Secondary cyclogenesis is underway near the Blue Ridge in northwest Virginia, where 3-6 mb pressure falls per two hours have been observed in advance of a negative tilt shortwave trough accelerating northeastward over the southern Appalachians. The northwest Virginia cyclone will deepen and move north-northeastward to eastern Pennsylvania by early-mid afternoon. A trailing cold front will move off the North Carolina coast by lunchtime, and the remaining warm sector near the DelMarVa Peninsula will be pinched off by dinner time.

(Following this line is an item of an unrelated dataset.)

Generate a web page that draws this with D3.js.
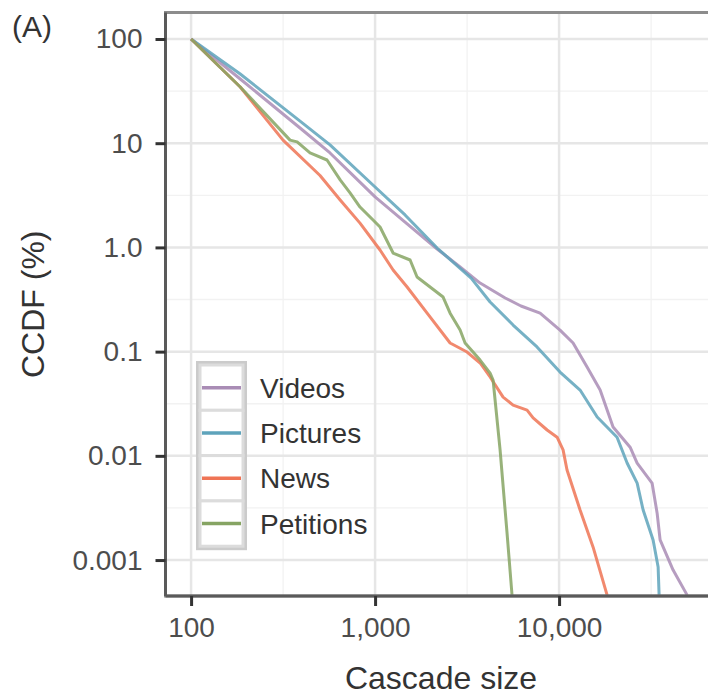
<html>
<head>
    <script src="https://cdnjs.cloudflare.com/ajax/libs/d3/7.8.5/d3.min.js"></script>
    <style>
        body { margin: 0; background: white; }
        text { font-family: "Liberation Sans", Arial, sans-serif; }
    </style>
</head>
<body>
<script>

// series, in legend order
var seriesNames = ["Videos", "Pictures", "News", "Petitions"];
var colors = ["#a98cb5", "#5ea3bb", "#ef7455", "#86a463"];

// cascade size (x) and CCDF in % (y)
var videosSize = [100, 185, 391, 569, 1000, 1455, 2174, 2898, 3722, 5095, 6209, 7886, 10117, 11916, 14194, 16717, 19654, 24322, 26562, 32016, 34109, 35401, 41660, 49660];
var videosCcdf = [100, 41.3, 14.0, 8.06, 3.05, 1.75, 0.966, 0.649, 0.455, 0.327, 0.274, 0.234, 0.161, 0.121, 0.0711, 0.0428, 0.0189, 0.0121, 0.00853, 0.00548, 0.00282, 0.00156, 0.000802, 0.000461];

var picturesSize = [100, 185, 391, 569, 1000, 1455, 2174, 3327, 4218, 5623, 7586, 10117, 13005, 16107, 20654, 23428, 26562, 28632, 32432, 34535, 34966];
var picturesCcdf = [100, 46.1, 16.3, 9.62, 3.80, 2.05, 0.986, 0.508, 0.299, 0.180, 0.111, 0.0637, 0.0428, 0.0236, 0.0151, 0.00853, 0.00548, 0.00302, 0.00156, 0.000857, 0.000461];

var newsSize = [100, 185, 316, 502, 646, 828, 1064, 1253, 1493, 1918, 2557, 3162, 3722, 4218, 4963, 5623, 6699, 7224, 8610, 9755, 10513, 11045, 13005, 15309, 18243];
var newsCcdf = [100, 34.6, 10.7, 4.9, 2.85, 1.71, 0.944, 0.607, 0.417, 0.234, 0.121, 0.0991, 0.0778, 0.0571, 0.0366, 0.0307, 0.0275, 0.0231, 0.0177, 0.0151, 0.0114, 0.00731, 0.00302, 0.00133, 0.000461];

var petitionsSize = [100, 185, 345, 377, 443, 548, 646, 731, 828, 975, 1064, 1253, 1550, 1691, 2342, 2557, 2898, 3084, 3722, 4218, 4378, 4779, 5213, 5555];
var petitionsCcdf = [100, 34.6, 10.7, 10.3, 8.06, 6.90, 4.44, 3.33, 2.44, 1.83, 1.57, 0.883, 0.757, 0.520, 0.334, 0.234, 0.161, 0.121, 0.0830, 0.0623, 0.0534, 0.0114, 0.00182, 0.000452];

// ticks
var xTicks = [100, 1000, 10000];
var xTickLabels = ["100", "1,000", "10,000"];
var yTicks = [100, 10, 1, 0.1, 0.01, 0.001];
var yTickLabels = ["100", "10", "1.0", "0.1", "0.01", "0.001"];

var series = [
    { name: seriesNames[0], color: colors[0], size: videosSize, ccdf: videosCcdf },
    { name: seriesNames[1], color: colors[1], size: picturesSize, ccdf: picturesCcdf },
    { name: seriesNames[2], color: colors[2], size: newsSize, ccdf: newsCcdf },
    { name: seriesNames[3], color: colors[3], size: petitionsSize, ccdf: petitionsCcdf }
];

var width = 708, height = 698;
var pLeft = 165.5, pTop = 12.5, pRight = 728, pBottom = 596;

var svg = d3.select("body").append("svg")
    .attr("width", width)
    .attr("height", height);

var x = d3.scaleLog()
    .domain([72.6, 82800])
    .range([pLeft, pRight]);

var y = d3.scaleLog()
    .domain([0.000452, 179.5])
    .range([pBottom, pTop]);

// grid, minor lines sit at half decades
var xMinor = xTicks.map(d => d * Math.sqrt(10));
var yMinor = yTicks.map(d => d * Math.sqrt(10)).filter(d => d < y.domain()[1]);

var grid = svg.append("g");

grid.selectAll(".xminor").data(xMinor).enter().append("line")
    .attr("x1", d => x(d)).attr("x2", d => x(d))
    .attr("y1", pTop).attr("y2", pBottom)
    .attr("stroke", "#f2f2f2").attr("stroke-width", 1.3);

grid.selectAll(".yminor").data(yMinor).enter().append("line")
    .attr("x1", pLeft).attr("x2", pRight)
    .attr("y1", d => y(d)).attr("y2", d => y(d))
    .attr("stroke", "#f2f2f2").attr("stroke-width", 1.3);

grid.selectAll(".xmajor").data(xTicks).enter().append("line")
    .attr("x1", d => x(d)).attr("x2", d => x(d))
    .attr("y1", pTop).attr("y2", pBottom)
    .attr("stroke", "#e6e6e6").attr("stroke-width", 2.5);

grid.selectAll(".ymajor").data(yTicks).enter().append("line")
    .attr("x1", pLeft).attr("x2", pRight)
    .attr("y1", d => y(d)).attr("y2", d => y(d))
    .attr("stroke", "#e6e6e6").attr("stroke-width", 2.5);

// lines
svg.append("clipPath").attr("id", "panel")
    .append("rect")
    .attr("x", pLeft).attr("y", pTop)
    .attr("width", pRight - pLeft).attr("height", pBottom - pTop);

var line = d3.line()
    .x(d => x(d[0]))
    .y(d => y(d[1]))
    .curve(d3.curveLinear);

svg.append("g")
    .attr("clip-path", "url(#panel)")
    .selectAll("path")
    .data(series)
    .enter()
    .append("path")
    .attr("fill", "none")
    .attr("stroke", d => d.color)
    .attr("stroke-width", 3)
    .attr("stroke-opacity", 0.85)
    .attr("stroke-linejoin", "round")
    .attr("d", d => line(d3.zip(d.size, d.ccdf)));

// panel border
svg.append("rect")
    .attr("x", pLeft).attr("y", pTop)
    .attr("width", pRight - pLeft).attr("height", pBottom - pTop)
    .attr("fill", "none")
    .attr("stroke", "#8c8c8c")
    .attr("stroke-width", 3);

// axes
var xAxis = d3.axisBottom(x)
    .tickValues(xTicks)
    .tickFormat((d, i) => xTickLabels[i])
    .tickSize(10)
    .tickPadding(11);

var xAxisGroup = svg.append("g")
    .attr("transform", "translate(0," + pBottom + ")")
    .call(xAxis);

var yAxis = d3.axisLeft(y)
    .tickValues(yTicks)
    .tickFormat((d, i) => yTickLabels[i])
    .tickSize(10)
    .tickPadding(13);

var yAxisGroup = svg.append("g")
    .attr("transform", "translate(" + pLeft + ",0)")
    .call(yAxis);

[xAxisGroup, yAxisGroup].forEach(function (g) {
    g.select(".domain").attr("stroke", "#5a5a5a").attr("stroke-width", 3);
    g.selectAll(".tick line").attr("stroke", "#333").attr("stroke-width", 3);
    g.selectAll(".tick text")
        .attr("fill", "#4d4d4d")
        .style("font-size", "28px")
        .style("font-family", "'Liberation Sans', Arial, sans-serif");
});
xAxisGroup.select(".domain").attr("d", "M" + pLeft + ",0H" + pRight);
yAxisGroup.select(".domain").attr("d", "M0," + pTop + "V" + pBottom);

// titles
svg.append("text")
    .attr("x", 441)
    .attr("y", 689)
    .attr("text-anchor", "middle")
    .style("font-size", "32px")
    .style("fill", "#333")
    .text("Cascade size");

svg.append("text")
    .attr("transform", "translate(44," + ((pTop + pBottom) / 2) + ") rotate(-90)")
    .attr("text-anchor", "middle")
    .style("font-size", "32px")
    .style("fill", "#333")
    .text("CCDF (%)");

svg.append("text")
    .attr("x", 12)
    .attr("y", 37)
    .style("font-size", "30px")
    .style("fill", "#333")
    .text("(A)");

// legend
var legend = svg.append("g").attr("transform", "translate(200,365)");
var keyH = 45.3, keyW = 43;

legend.append("rect")
    .attr("x", -2).attr("y", -2)
    .attr("width", keyW + 4).attr("height", keyH * series.length + 4)
    .attr("fill", "white")
    .attr("stroke", "#cbcbcb")
    .attr("stroke-width", 4);

var item = legend.selectAll(".item")
    .data(series)
    .enter()
    .append("g")
    .attr("transform", (d, i) => "translate(0," + (i * keyH) + ")");

item.append("rect")
    .attr("width", keyW).attr("height", keyH)
    .attr("fill", "white")
    .attr("stroke", "#dcdcdc")
    .attr("stroke-width", 3);

item.append("line")
    .attr("x1", 2).attr("x2", keyW - 2)
    .attr("y1", keyH / 2).attr("y2", keyH / 2)
    .attr("stroke", d => d.color)
    .attr("stroke-width", 3.5);

item.append("text")
    .attr("x", 60)
    .attr("y", keyH / 2)
    .attr("dy", "0.36em")
    .style("font-size", "28px")
    .style("fill", "#333")
    .text(d => d.name);

</script>
</body>
</html>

Overnight convection has lingered near the North Carolina coast, and anvil cirrus has overspread eastern North Carolina and southeastern Virginia this morning. Low-level moisture inflow across eastern North Carolina/Virginia has been disrupted and reduced by this convection, and the clouds will likely slow surface heating prior to frontal passage. However, strong forcing for ascent and modest moisture recovery ahead of the front will support a severe-storm risk until the cold front moves offshore this afternoon. Very strong deep-layer shear and conditionally unstable midlevel lapse rates will support a risk for damaging winds and marginally severe hail with embedded cells/line segments, and an isolated tornado or two cannot be ruled out with fast-moving cells.
The concentration of severe weather today will be over eastern North Carolina and Virginia, but the threat for severe weather extends into central New Jersey and southeastern Pennsylvania. When thunder roars, head indoors!